Tunisians unnerved by price hikes in election year
Shopping blues. Tunisian women at a vegetable market in Ettadhaman city, near Tunis. (AFP)
2018/01/07 Issue: 138 Page: 18
The Arab Weekly
Tunis - With municipal elections looming in May, Tunisian government and political party leaders are increasingly sensitive to popular discontent over the erosion of living standards that risk further deterioration when price increases and tax hikes go into effect this year.
Tunisian Prime Minister Youssef Chahed pinned hopes on the months ahead. He told a state television interviewer on January 1: “If we succeed in the year 2018, all the difficulties of the previous years will be left behind us,” he said.
There is reason for optimism on the economic front in Tunisia. Tunis stock market shares yielded 14% average gains last year compared to 2016, the bourse’s data indicate.
The production level of phosphates, Tunisia’s main export commodity, increased 24% in 2017 to more than 4 million tonnes. Gafsa Phosphate Company senior marketing official Hafedh Ben Yahia said he expected “phosphate production to expand to 5.6 million tonnes in 2018, if there is no disruption by strikes and other social protests, especially in key production areas.”
Revenues from tourism, another key foreign currency earner, grew 19.6% during the last year, helping bolster foreign currency reserves to $5.3 billion for the equivalent of 96 days of imports, figures from the Central Bank indicated.
The deteriorating value of the dinar last year, compared to major Western currencies has, however, offset such profits.
Tunisia’s olive oil output for the 2017-18 season is expected to be three times higher than the previous harvest, with an output of about 260,000-280,000 tonnes, the Agriculture Ministry said.
Government leaders cite those trends as indicators of what should allow for further economic recovery in 2018 if social and political stability continues and security issues are controlled.

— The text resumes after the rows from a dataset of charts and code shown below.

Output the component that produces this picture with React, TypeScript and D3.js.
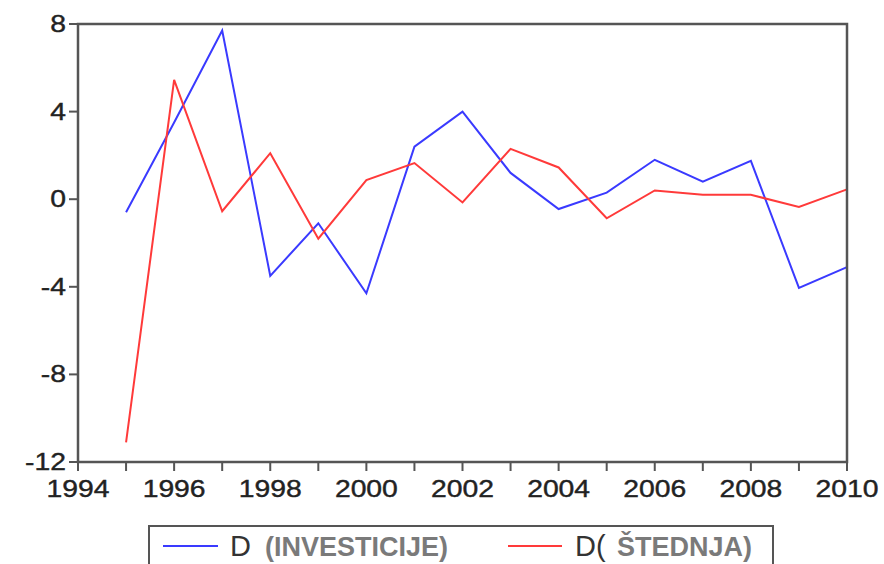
import React from "react";
import * as d3 from "d3";

const years = [1995,1996,1997,1998,1999,2000,2001,2002,2003,2004,2005,2006,2007,2008,2009,2010];
const investicije = [-0.6,3.5,7.7,-3.5,-1.1,-4.3,2.4,4.0,1.2,-0.45,0.3,1.8,0.8,1.75,-4.05,-3.1];
const stednja = [-11.1,5.45,-0.55,2.1,-1.8,0.87,1.65,-0.15,2.3,1.45,-0.87,0.4,0.2,0.2,-0.35,0.45];
const yTicks = [8,4,0,-4,-8,-12];
const xTicks = [1994,1996,1998,2000,2002,2004,2006,2008,2010];
const xMinorTicks = [1995,1997,1999,2001,2003,2005,2007,2009];
const seriesNames = ["D", "(INVESTICIJE)", "D(", "ŠTEDNJA)"];

const W = 884, H = 564;
const L = 78, R = 847, T = 24, B = 462;

export default function App() {
  const x = d3.scaleLinear().domain([1994, 2010]).range([L, R]);
  const y = d3.scaleLinear().domain([-12, 8]).range([B, T]);
  const line = d3.line<number>().x((_, i) => x(years[i])).y((d) => y(d));
  const font = "Liberation Sans, Arial, sans-serif";
  const axisCol = "#555";
  const txt = (xx: number, yy: number, s: string, anchor: string, key: string) => (
    <g key={key} transform={`translate(${xx},${yy}) scale(1.18,1)`}>
      <text textAnchor={anchor} fontSize={24} fontFamily={font} fill="#222" stroke="#222" strokeWidth={0.4}>{s}</text>
    </g>
  );
  return (
    <svg width={W} height={H} style={{ position: "absolute", left: 0, top: 0, background: "#fff" }}>
      <rect x={0} y={0} width={W} height={H} fill="#fff" />
      <path d={line(investicije) || ""} fill="none" stroke="#3a3aff" strokeWidth={2} />
      <path d={line(stednja) || ""} fill="none" stroke="#ff3a3a" strokeWidth={2} />
      <rect x={L} y={T} width={R - L} height={B - T} fill="none" stroke={axisCol} strokeWidth={2.5} />
      {yTicks.map((v) => (
        <g key={"y" + v}>
          <line x1={L - 9} x2={L} y1={y(v)} y2={y(v)} stroke={axisCol} strokeWidth={2} />
          {txt(L - 12, y(v) + 8, String(v), "end", "yt" + v)}
        </g>
      ))}
      {xTicks.map((v) => (
        <g key={"x" + v}>
          <line x1={x(v)} x2={x(v)} y1={B} y2={B + 9} stroke={axisCol} strokeWidth={2} />
          {txt(x(v), B + 35, String(v), "middle", "xt" + v)}
        </g>
      ))}
      {xMinorTicks.map((v) => (
        <line key={"m" + v} x1={x(v)} x2={x(v)} y1={B} y2={B + 9} stroke={axisCol} strokeWidth={2} />
      ))}
      <rect x={149} y={526} width={624} height={50} fill="#fff" stroke={axisCol} strokeWidth={2} />
      <line x1={163} x2={218} y1={546} y2={546} stroke="#3a3aff" strokeWidth={2} />
      <line x1={508} x2={562} y1={546} y2={546} stroke="#ff3a3a" strokeWidth={2} />
      <text x={230} y={556} fontSize={29} fontFamily={font} fill="#333">{seriesNames[0]}</text>
      <text x={265} y={556} fontSize={27} fontWeight="bold" fontFamily={font} fill="#7a7a7a">{seriesNames[1]}</text>
      <text x={575} y={556} fontSize={29} fontFamily={font} fill="#333">{seriesNames[2]}</text>
      <text x={617} y={556} fontSize={27} fontWeight="bold" fontFamily={font} fill="#7a7a7a">{seriesNames[3]}</text>
    </svg>
  );
}
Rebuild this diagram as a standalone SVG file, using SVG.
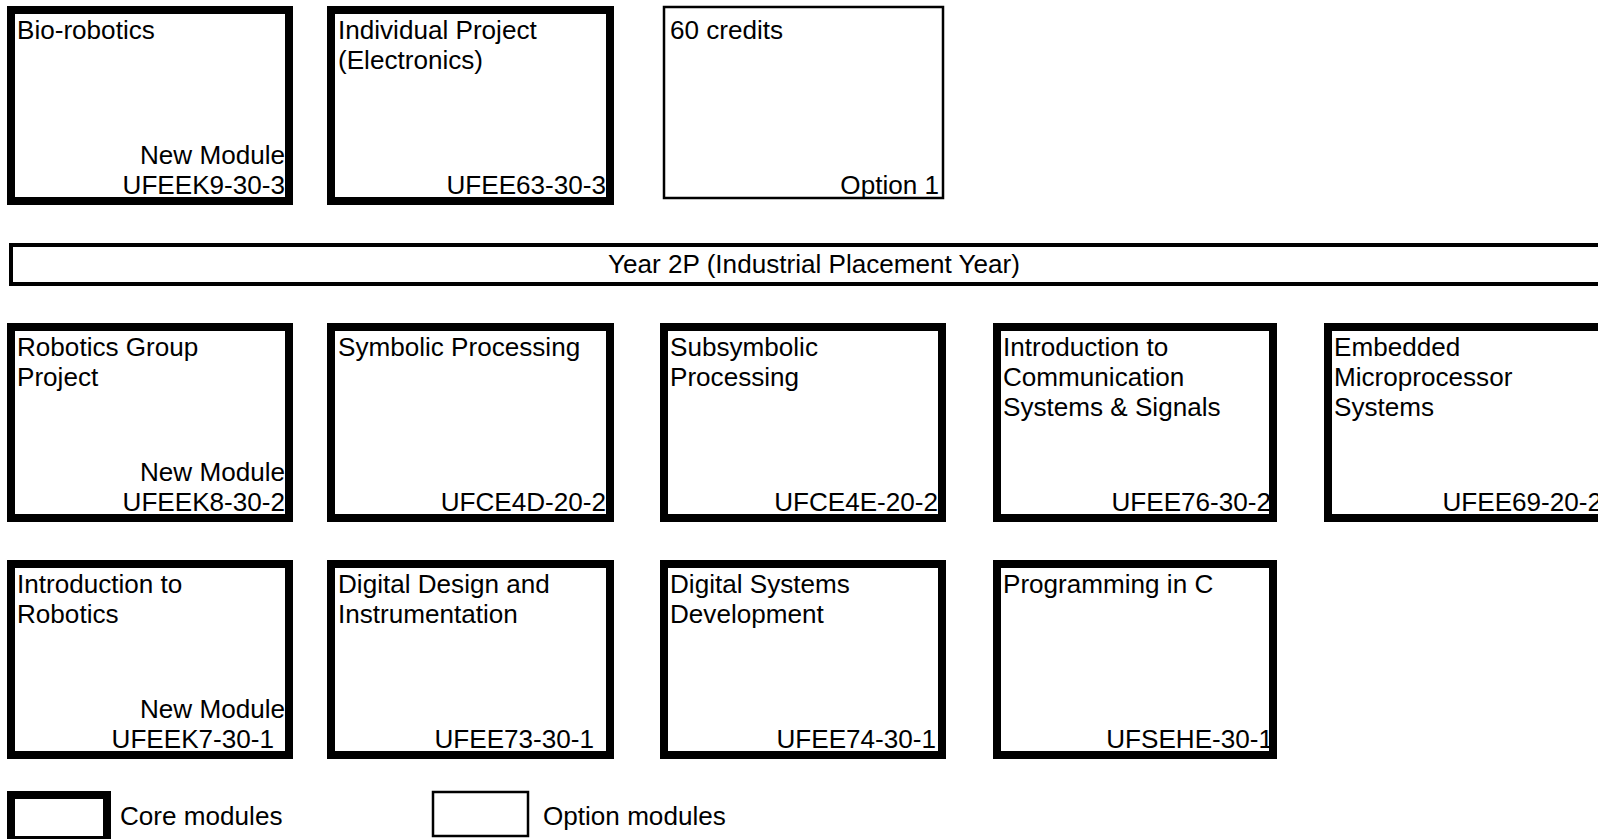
<svg xmlns="http://www.w3.org/2000/svg" width="1598" height="839" viewBox="0 0 1598 839">
<style>
.core{fill:#fff;stroke:#000;stroke-width:8}
.opt{fill:#fff;stroke:#000;stroke-width:2.5}
.ban{fill:#fff;stroke:#000;stroke-width:4}
text{font-family:"Liberation Sans",Arial,sans-serif;font-size:26.1px;fill:#000}
.r{text-anchor:end}
.c{text-anchor:middle}
</style>
<rect x="0" y="0" width="1598" height="839" fill="#fff"/>
<g id="connectors"></g>
<!-- Row 1 -->
<g id="bio-robotics">
<rect class="core" x="11" y="10" width="278" height="191"/>
<text x="17" y="39">Bio-robotics</text>
<text class="r" x="285" y="164">New Module</text>
<text class="r" x="285" y="194">UFEEK9-30-3</text>
</g>
<g id="individual-project">
<rect class="core" x="331" y="10" width="279" height="191"/>
<text x="338" y="39">Individual Project</text>
<text x="338" y="69">(Electronics)</text>
<text class="r" x="606" y="194">UFEE63-30-3</text>
</g>
<g id="credits-60">
<rect class="opt" x="664" y="7" width="279" height="191"/>
<text x="670" y="39">60 credits</text>
<text class="r" x="939" y="194">Option 1</text>
</g>
<!-- Banner -->
<g id="year-2p">
<rect class="ban" x="11" y="245" width="1600" height="39"/>
<text class="c" x="814" y="273">Year 2P (Industrial Placement Year)</text>
</g>
<!-- Row 2 -->
<g id="robotics-group-project">
<rect class="core" x="11" y="327" width="278" height="191"/>
<text x="17" y="356">Robotics Group</text>
<text x="17" y="386">Project</text>
<text class="r" x="285" y="481">New Module</text>
<text class="r" x="285" y="511">UFEEK8-30-2</text>
</g>
<g id="symbolic-processing">
<rect class="core" x="331" y="327" width="279" height="191"/>
<text x="338" y="356">Symbolic Processing</text>
<text class="r" x="606" y="511">UFCE4D-20-2</text>
</g>
<g id="subsymbolic-processing">
<rect class="core" x="664" y="327" width="278" height="191"/>
<text x="670" y="356">Subsymbolic</text>
<text x="670" y="386">Processing</text>
<text class="r" x="938" y="511">UFCE4E-20-2</text>
</g>
<g id="intro-communication">
<rect class="core" x="997" y="327" width="276" height="191"/>
<text x="1003" y="356">Introduction to</text>
<text x="1003" y="386">Communication</text>
<text x="1003" y="416">Systems &amp; Signals</text>
<text class="r" x="1271" y="511">UFEE76-30-2</text>
</g>
<g id="embedded-microprocessor">
<rect class="core" x="1328" y="327" width="278" height="191"/>
<text x="1334" y="356">Embedded</text>
<text x="1334" y="386">Microprocessor</text>
<text x="1334" y="416">Systems</text>
<text class="r" x="1602" y="511">UFEE69-20-2</text>
</g>
<!-- Row 3 -->
<g id="intro-robotics">
<rect class="core" x="11" y="564" width="278" height="191"/>
<text x="17" y="593">Introduction to</text>
<text x="17" y="623">Robotics</text>
<text class="r" x="285" y="718">New Module</text>
<text class="r" x="274" y="748">UFEEK7-30-1</text>
</g>
<g id="digital-design">
<rect class="core" x="331" y="564" width="279" height="191"/>
<text x="338" y="593">Digital Design and</text>
<text x="338" y="623">Instrumentation</text>
<text class="r" x="594" y="748">UFEE73-30-1</text>
</g>
<g id="digital-systems">
<rect class="core" x="664" y="564" width="278" height="191"/>
<text x="670" y="593">Digital Systems</text>
<text x="670" y="623">Development</text>
<text class="r" x="936" y="748">UFEE74-30-1</text>
</g>
<g id="programming-c">
<rect class="core" x="997" y="564" width="276" height="191"/>
<text x="1003" y="593">Programming in C</text>
<text class="r" x="1273" y="748">UFSEHE-30-1</text>
</g>
<!-- Legend -->
<g id="legend-core">
<rect class="core" x="11" y="795" width="96" height="45"/>
<text x="120" y="825">Core modules</text>
</g>
<g id="legend-option">
<rect class="opt" x="433" y="792" width="95" height="44"/>
<text x="543" y="825">Option modules</text>
</g>
</svg>
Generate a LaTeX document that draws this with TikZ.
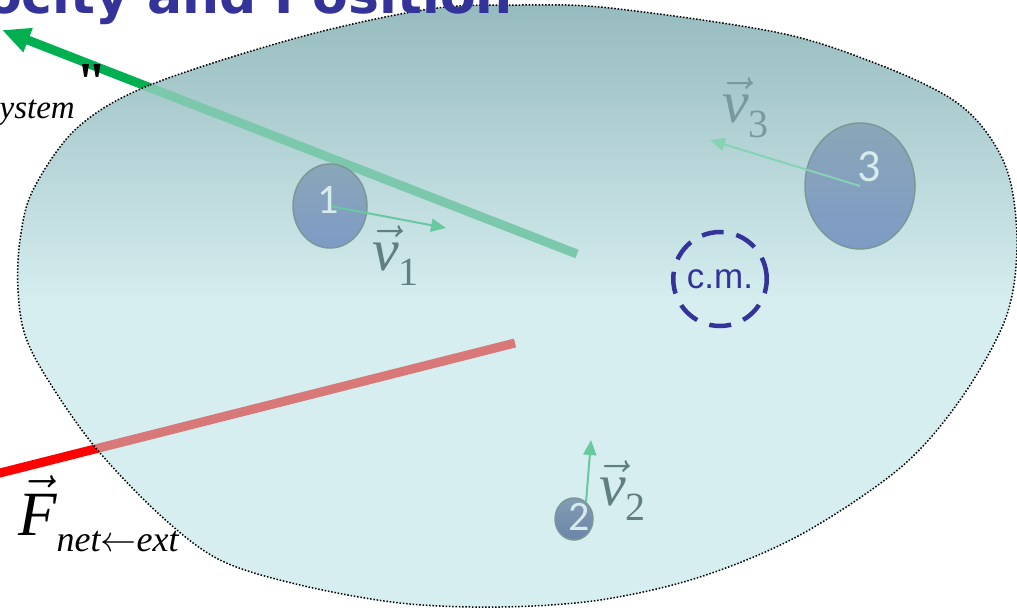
\documentclass[tikz,border=0pt]{standalone}
\usepackage{fix-cm}
\usepackage{amsmath}
\usepackage{fontspec}
\setmainfont{Liberation Serif}
\newfontfamily\titlefont{DejaVu Sans}
\newfontfamily\numfont{Carlito}
\newfontfamily\cmfont{Liberation Sans}
\newfontfamily\quotefont{Liberation Serif}[Ligatures=TeXOff]
\usetikzlibrary{arrows.meta,positioning,shapes.geometric}
\definecolor{titleblue}{HTML}{333399}
\definecolor{sysgreen}{HTML}{00B050}
\definecolor{sysgreenin}{HTML}{7CC8AC}
\definecolor{extred}{HTML}{FF0000}
\definecolor{extredin}{HTML}{D87878}
\definecolor{blobtop}{HTML}{96BBBE}
\definecolor{blobbot}{HTML}{D6EEF0}
\definecolor{velgreen}{HTML}{68C8A0}
\definecolor{veltext}{HTML}{5F7F80}
\definecolor{pfilltop}{HTML}{8AA6B8}
\definecolor{pfillbot}{HTML}{7E9BC6}
\definecolor{pborder}{HTML}{7A9896}
\definecolor{plabel}{HTML}{D6ECEC}
\newcommand{\blobpath}{plot[smooth cycle, tension=0.55] coordinates {
  (77,128) (150,85) (300,37) (430,9) (520,5) (610,8) (780,33) (880,65)
  (950,98) (987,133) (1010,180) (1017,250) (1005,320) (960,400) (900,468)
  (800,535) (700,577) (600,600) (500,607) (400,603) (300,585) (220,560)
  (160,515) (95,447) (48,380) (25,335) (18,290) (20,240) (33,190)}}
\tikzset{
  sysforce/.style={-{Triangle[length=28pt,width=24pt]}, line width=9pt, draw=sysgreen},
  netforce/.style={line width=9pt, draw=extred},
  outline/.style={draw=black, line width=1.5pt, dash pattern=on 1.5pt off 1.8pt},
  particle/.style={ellipse, draw=pborder, line width=1.5pt, top color=pfilltop,
    bottom color=pfillbot, inner sep=0pt},
  partlabel/.style={text=plabel, inner sep=0pt, font=\numfont\fontsize{42}{42}\selectfont},
  velarrow/.style={-{Triangle[length=15pt,width=13pt]}, line width=2pt, draw=velgreen},
  vellabel/.style={text=veltext, inner sep=0pt, anchor=base west,
    font=\fontsize{60}{60}\selectfont},
  cmring/.style={ellipse, draw=titleblue, line width=4.5pt, dash pattern=on 22pt off 13pt,
    minimum width=84pt, minimum height=94pt, inner sep=0pt, text=titleblue,
    font=\cmfont\fontsize{35}{35}\selectfont}
}
\newcommand{\sub}[1]{\raisebox{-15pt}{\fontsize{40}{40}\selectfont #1}}

\begin{document}
\begin{tikzpicture}[x=1pt,y=-1pt]
  \path[use as bounding box, fill=white] (0,0) rectangle (1017,611);

  \coordinate (sysstart) at (577,254);
  \coordinate (systip) at (2,30);
  \coordinate (fstart) at (515,343);
  \coordinate (fend) at (-10,475.5);
  \draw[sysforce] (sysstart) -- (systip);
  \draw[netforce] (fstart) -- (fend);

  % the system region
  \shade[top color=blobtop, bottom color=blobbot, middle color=blobbot] \blobpath;
  \begin{scope}
    \clip \blobpath;
    \draw[sysforce, -, draw=sysgreenin] (sysstart) -- (systip);
    \draw[netforce, draw=extredin] (fstart) -- (fend);
  \end{scope}
  \draw[outline] \blobpath;

  \node[particle, minimum width=74pt, minimum height=84pt] (p1) at (330,206) {};
  \node[particle, minimum width=110pt, minimum height=126pt] (p3) at (860,186) {};
  \node[particle, minimum width=38pt, minimum height=42pt,
    top color=pfillbot!80!black!20!pfilltop, bottom color=pfillbot!85!black] (p2) at (574,519) {};
  \node[cmring] (cm) at (720,279) {c.m.};

  \coordinate (v1tip) at (446,228);
  \coordinate (v2tip) at (591,440);
  \coordinate (v3tip) at (710,140);
  \draw[velarrow] (p1.center) -- (v1tip);
  \draw[velarrow] (p2.55) -- (v2tip);
  \draw[velarrow, draw=velgreen!80!white] (p3.center) -- (v3tip);

  \node[partlabel] (n1) at (328,200) {1};
  \node[partlabel] (n2) at (579,517) {2};
  \node[partlabel, font=\numfont\fontsize{46}{46}\selectfont] (n3) at (869,167) {3};

  \node[vellabel] (lv1) at (372,270) {$\vec{\textit{v}}$\sub{1}};
  \node[vellabel] (lv2) at (599,505) {$\vec{\textit{v}}$\sub{2}};
  \node[vellabel, text=veltext!55!blobtop] (lv3) at (722,122) {$\vec{\textit{v}}$\sub{3}};

  \node[anchor=base west, inner sep=0pt, font=\fontsize{63}{63}\selectfont] (lf) at (18,535)
    {$\vec{\textit{F}}$\raisebox{-16pt}{\fontsize{36}{36}\selectfont\itshape net$\leftarrow$ext}};
  \node[anchor=base east, inner sep=0pt, font=\itshape\fontsize{33}{33}\selectfont] (lsys) at (75,118) {system};
  \node[anchor=base, inner sep=0pt, font=\quotefont\bfseries\fontsize{55}{55}\selectfont] (lq) at (92,100) {"};

  \node[anchor=base east, inner sep=0pt, text=titleblue, font=\titlefont\bfseries\fontsize{52}{52}\selectfont]
    (ttl) at (513,13) {Velocity and Position};
\end{tikzpicture}
\end{document}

The government said it expected 3% economic growth for this year compared to 2.2% in 2017 and an annual average of 1% from 2011-16.
However, officials seem unable to stop price hikes expected in 2018 to affect nearly all commodities as it implements a budget marked by higher taxes intended to balance the country’s finances, which had been burdened by government high spending.
That spending caused the budget deficit to widen and led to inflation that contributed to the weakening of the dinar. This gnawed away at the purchasing power of most of the population.
The inflation rate declined from a previous average of 5% to 3.7% in 2016 but was 4.45% last year. Inflation is predicted to be 4.3% in 2018.
The budget deficit widened to 6.8% in 2012 from 2.6% in 2010. The government budgeted for a 4.9% deficit from an estimated 6% in 2017 and 5.4% the previous year. Budget spending rose to 33.6% of Tunisia’s GDP in the most recent fiscal year, compared to 28.4% in 2010.
“It is important that the government brings back the budget to less than 30% of GDP, the threshold that is considered the limit which the country can afford,” said the Hedi Nouira International Centre, a Tunisian think-tank.
Experts said big state spending reduces the government’s financial ability to intervene and alleviate the effects of price rises on the poor and middle class.
“Almost all products are set to rise this year. Dozens of goods’ prices are pushed higher as a result of the increased value added tax, rising customs duties or increased consumer taxes,” said economist Marouen Achouri.
“With this budget bill, buying a house even of substandard quality will be quite a feat and car prices and consumer goods’ prices will increase. As a result, the modest Tunisian dream of owning a home and buying a car is knocked down as it becomes increasingly out of reach for more and more people.”
Parliament member Jilani Hammami, whose leftist Popular Front urged Tunisians to prepare for peaceful protests to force the government to rescind the financial law, said: “Citizens are unable to bear the hardships caused by the price rises. Tunisia has become hell on Earth.”
“Prices of all goods and products without any exception will increase because of the 2018 budget bill as taxes increase and because of the impact of domestic petroleum products price increases,” said financial expert Ezzeddine Saidane.
He said he expected price increases in domestic petroleum products as the government tabled on an average oil price of $54 per barrel for this year. Prices on international markets have been higher than that recently.
Political analysts said they feared rising prices could adversely affect voters’ trust in the political process.
Mindful of apparent voter apathy displayed during a by-election in December, when only 5% of registered voters participated in a poll for which they were eligible in Germany.
Chahed, the Tunisian prime minister, has urged parties to be more responsive to the population’s demands.